Of course, this begs a number of questions: just how open and robust is intellectual debate in the West; what and where exactly is the “West” these days; isn’t culture dynamic, changing over time; and, crucially, how much of a danger are European Muslims really to the ongoing march of liberal reason? European Muslims hardly constitute a coherent bloc. They tend to come from weak and marginalised groups which lack any great material or normative powers. Their representatives have generally condemned terrorist attacks.

If there is a danger to liberty, it comes from those already loaded with power and ready to exploit that power to secure even more power, surely? Balancing liberty against security and finding security lacking, governments have grabbed as much power as possible since 9/11. Smile you’re on a CCTV camera now and forever.
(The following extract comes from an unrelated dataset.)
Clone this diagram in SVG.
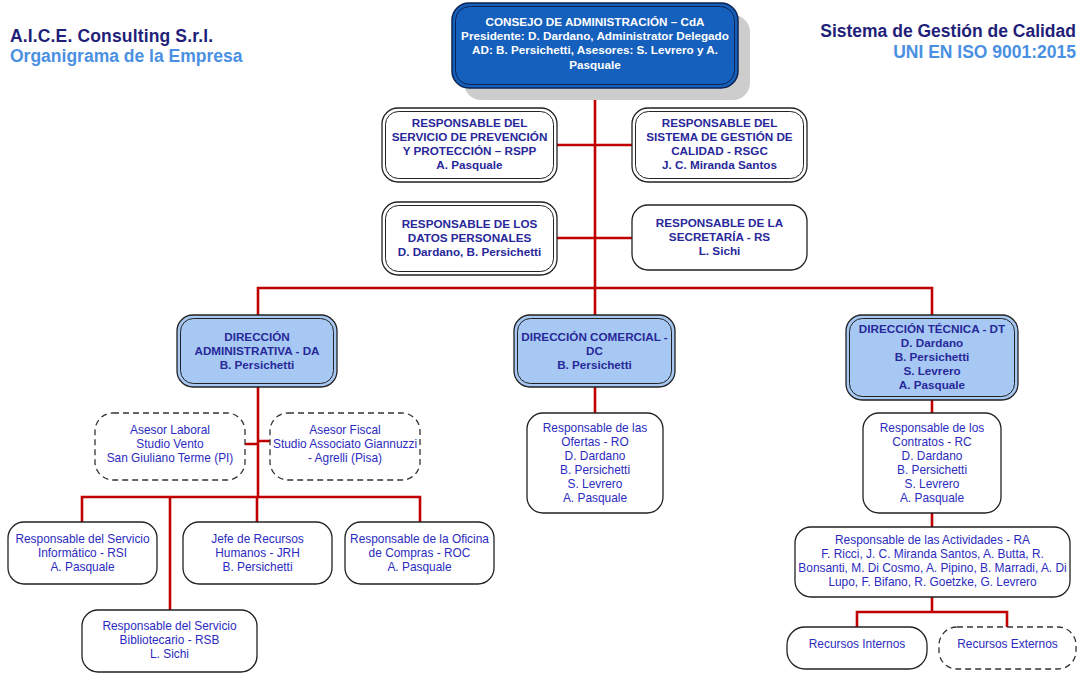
<svg xmlns="http://www.w3.org/2000/svg" width="1086" height="673" viewBox="0 0 1086 673">
<style>
.bg{fill:#ffffff}
.w{fill:#ffffff;stroke:#222;stroke-width:1.3}
.wi{fill:none;stroke:#222;stroke-width:1}
.lb{fill:#A6C8F2;stroke:#222;stroke-width:1.3}
.lbi{fill:none;stroke:#222;stroke-width:1}
.d{fill:#ffffff;stroke:#333;stroke-width:1.3;stroke-dasharray:6,4}
.c{fill:none;stroke:#C00000;stroke-width:2.6}
.b{font-family:"Liberation Sans",Arial,sans-serif;font-size:11.7px;font-weight:bold;fill:#28289A;text-anchor:middle}
.n{font-family:"Liberation Sans",Arial,sans-serif;font-size:11.9px;fill:#2B2BC0;text-anchor:middle}
.t{font-family:"Liberation Sans",Arial,sans-serif;font-size:17.5px;font-weight:bold}
</style>
<rect class="bg" x="0" y="0" width="1086" height="673"/>

<g id="header">
<text class="t" x="10" y="42" fill="#1F1F7A" letter-spacing="0.15">A.I.C.E. Consulting S.r.l.</text>
<text class="t" x="10" y="62" fill="#4A90E2">Organigrama de la Empresa</text>
<text class="t" x="1076" y="37" fill="#1F1F7A" text-anchor="end">Sistema de Gestión de Calidad</text>
<text class="t" x="1076" y="58" fill="#4A90E2" text-anchor="end">UNI EN ISO 9001:2015</text>
</g>

<g id="connectors">
<path class="c" d="M595,88 V315"/>
<path class="c" d="M557,145 H632"/>
<path class="c" d="M557,238 H632"/>
<path class="c" d="M258,315 V288 H932 V315"/>
<path class="c" d="M258,387 V497"/>
<path class="c" d="M245,444 H258 M258,441 H270"/>
<path class="c" d="M82,522 V497 H420 V522"/>
<path class="c" d="M170,497 V610"/>
<path class="c" d="M257,497 V522"/>
<path class="c" d="M595,387 V413"/>
<path class="c" d="M932,400 V413"/>
<path class="c" d="M932,513 V527"/>
<path class="c" d="M932,597 V612"/>
<path class="c" d="M857,627 V612 H1007 V627"/>
</g>

<g id="cda">
<rect x="464" y="15" width="286" height="85" rx="17" fill="#CDCDCD"/>
<rect x="452" y="3" width="286" height="85" rx="17" fill="#1560BD" stroke="#0D2350" stroke-width="1.5"/>
<rect x="455.5" y="6.5" width="279" height="78" rx="14" fill="none" stroke="#0D2350" stroke-width="1"/>
<text class="b" style="fill:#ffffff" x="595" y="26">CONSEJO DE ADMINISTRACIÓN – CdA</text>
<text class="b" style="fill:#ffffff" x="595" y="40">Presidente: D. Dardano, Administrator Delegado</text>
<text class="b" style="fill:#ffffff" x="595" y="54">AD: B. Persichetti, Asesores: S. Levrero y A.</text>
<text class="b" style="fill:#ffffff" x="595" y="69">Pasquale</text>
</g>

<g id="rspp">
<rect class="w" x="382" y="108" width="175" height="74" rx="16"/>
<rect class="wi" x="385.5" y="111.5" width="168" height="67" rx="13"/>
<text class="b" x="469.5" y="127">RESPONSABLE DEL</text>
<text class="b" x="469.5" y="141">SERVICIO DE PREVENCIÓN</text>
<text class="b" x="469.5" y="155">Y PROTECCIÓN – RSPP</text>
<text class="b" x="469.5" y="169">A. Pasquale</text>
</g>

<g id="rsgc">
<rect class="w" x="632" y="108" width="175" height="74" rx="16"/>
<rect class="wi" x="635.5" y="111.5" width="168" height="67" rx="13"/>
<text class="b" x="719.5" y="127">RESPONSABLE DEL</text>
<text class="b" x="719.5" y="141">SISTEMA DE GESTIÓN DE</text>
<text class="b" x="719.5" y="155">CALIDAD - RSGC</text>
<text class="b" x="719.5" y="169">J. C. Miranda Santos</text>
</g>

<g id="datos">
<rect class="w" x="382" y="202" width="175" height="73" rx="16"/>
<rect class="wi" x="385.5" y="205.5" width="168" height="66" rx="13"/>
<text class="b" x="469.5" y="228">RESPONSABLE DE LOS</text>
<text class="b" x="469.5" y="242">DATOS PERSONALES</text>
<text class="b" x="469.5" y="256">D. Dardano, B. Persichetti</text>
</g>

<g id="rs">
<rect class="w" x="632" y="205" width="175" height="65" rx="16"/>
<text class="b" x="719.5" y="227">RESPONSABLE DE LA</text>
<text class="b" x="719.5" y="241">SECRETARÍA - RS</text>
<text class="b" x="719.5" y="255">L. Sichi</text>
</g>

<g id="da">
<rect class="lb" x="177" y="315" width="160" height="72" rx="16"/>
<rect class="lbi" x="180.5" y="318.5" width="153" height="65" rx="13"/>
<text class="b" x="257" y="341">DIRECCIÓN</text>
<text class="b" x="257" y="355">ADMINISTRATIVA - DA</text>
<text class="b" x="257" y="369">B. Persichetti</text>
</g>

<g id="dc">
<rect class="lb" x="514" y="315" width="161" height="72" rx="16"/>
<rect class="lbi" x="517.5" y="318.5" width="154" height="65" rx="13"/>
<text class="b" x="594.5" y="341">DIRECCIÓN COMERCIAL -</text>
<text class="b" x="594.5" y="355">DC</text>
<text class="b" x="594.5" y="369">B. Persichetti</text>
</g>

<g id="dt">
<rect class="lb" x="846" y="315" width="172" height="85" rx="16"/>
<rect class="lbi" x="849.5" y="318.5" width="165" height="78" rx="13"/>
<text class="b" x="932" y="333">DIRECCIÓN TÉCNICA - DT</text>
<text class="b" x="932" y="347">D. Dardano</text>
<text class="b" x="932" y="361">B. Persichetti</text>
<text class="b" x="932" y="375">S. Levrero</text>
<text class="b" x="932" y="389">A. Pasquale</text>
</g>

<g id="asesor-laboral">
<rect class="d" x="95" y="413" width="150" height="67" rx="18"/>
<text class="n" x="170" y="434">Asesor Laboral</text>
<text class="n" x="170" y="448">Studio Vento</text>
<text class="n" x="170" y="462">San Giuliano Terme (PI)</text>
</g>

<g id="asesor-fiscal">
<rect class="d" x="270" y="413" width="150" height="67" rx="18"/>
<text class="n" x="345" y="434">Asesor Fiscal</text>
<text class="n" x="345" y="448">Studio Associato Giannuzzi</text>
<text class="n" x="345" y="462">- Agrelli (Pisa)</text>
</g>

<g id="rsi">
<rect class="w" x="8" y="522" width="149" height="62" rx="16"/>
<text class="n" x="82.5" y="543">Responsable del Servicio</text>
<text class="n" x="82.5" y="557">Informático - RSI</text>
<text class="n" x="82.5" y="571">A. Pasquale</text>
</g>

<g id="jrh">
<rect class="w" x="183" y="522" width="149" height="62" rx="16"/>
<text class="n" x="257.5" y="543">Jefe de Recursos</text>
<text class="n" x="257.5" y="557">Humanos - JRH</text>
<text class="n" x="257.5" y="571">B. Persichetti</text>
</g>

<g id="roc">
<rect class="w" x="345" y="522" width="149" height="62" rx="16"/>
<text class="n" x="419.5" y="543">Responsable de la Oficina</text>
<text class="n" x="419.5" y="557">de Compras - ROC</text>
<text class="n" x="419.5" y="571">A. Pasquale</text>
</g>

<g id="rsb">
<rect class="w" x="82" y="610" width="175" height="62" rx="16"/>
<text class="n" x="169.5" y="630">Responsable del Servicio</text>
<text class="n" x="169.5" y="644">Bibliotecario - RSB</text>
<text class="n" x="169.5" y="658">L. Sichi</text>
</g>

<g id="ro">
<rect class="w" x="527" y="413" width="136" height="100" rx="16"/>
<text class="n" x="595" y="432">Responsable de las</text>
<text class="n" x="595" y="446">Ofertas - RO</text>
<text class="n" x="595" y="460">D. Dardano</text>
<text class="n" x="595" y="474">B. Persichetti</text>
<text class="n" x="595" y="488">S. Levrero</text>
<text class="n" x="595" y="502">A. Pasquale</text>
</g>

<g id="rc">
<rect class="w" x="863" y="413" width="138" height="100" rx="16"/>
<text class="n" x="932" y="432">Responsable de los</text>
<text class="n" x="932" y="446">Contratos - RC</text>
<text class="n" x="932" y="460">D. Dardano</text>
<text class="n" x="932" y="474">B. Persichetti</text>
<text class="n" x="932" y="488">S. Levrero</text>
<text class="n" x="932" y="502">A. Pasquale</text>
</g>

<g id="ra">
<rect class="w" x="795" y="527" width="275" height="70" rx="16"/>
<text class="n" x="932.5" y="544">Responsable de las Actividades - RA</text>
<text class="n" x="932.5" y="558">F. Ricci, J. C. Miranda Santos, A. Butta, R.</text>
<text class="n" x="932.5" y="572">Bonsanti, M. Di Cosmo, A. Pipino, B. Marradi, A. Di</text>
<text class="n" x="932.5" y="586">Lupo, F. Bifano, R. Goetzke, G. Levrero</text>
</g>

<g id="recursos-internos">
<rect class="w" x="787" y="627" width="140" height="42" rx="18"/>
<text class="n" x="857" y="648">Recursos Internos</text>
</g>

<g id="recursos-externos">
<rect class="d" x="939" y="627" width="137" height="42" rx="18"/>
<text class="n" x="1007.5" y="648">Recursos Externos</text>
</g>
</svg>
Ben Macintyre in the Times suggests that context decides the limits of free speech. The cartoons may have been testing the limits of free speech originally; today, they may amount to “inflammatory provocation”. What’s happening now is an “unnecessary battle”:

… both sides deliberately whipping up the furore, one side issuing furious death threats and demanding apologies and censorship, the other fuelling the flame by publishing the images in a way designed to stoke maximum anger….

Times

But was the battle ever necessary? Or is what’s going on in Europe an example of the darker side of democracy?

The Guardian agrees that freedom of speech is only absolute in theory, that the wider context determines its limits. In the case of the cartoons, what needs to be appreciated is the political situation in Denmark, the power of the anti-immigrant party backing Denmark’s centre-right government.
Guardian

The Independent argues that while the editor of France Soir had the right to reprint the cartoons, “in doing so he was throwing petrol on the flames of a fire that shows every sign of turning into an international conflagration.”

It adds:

The media have responsibilities as well as rights. There is a deceptive borderline between controversial and irresponsible journalism. Especially in these troubled times, we all must take care that it is not crossed.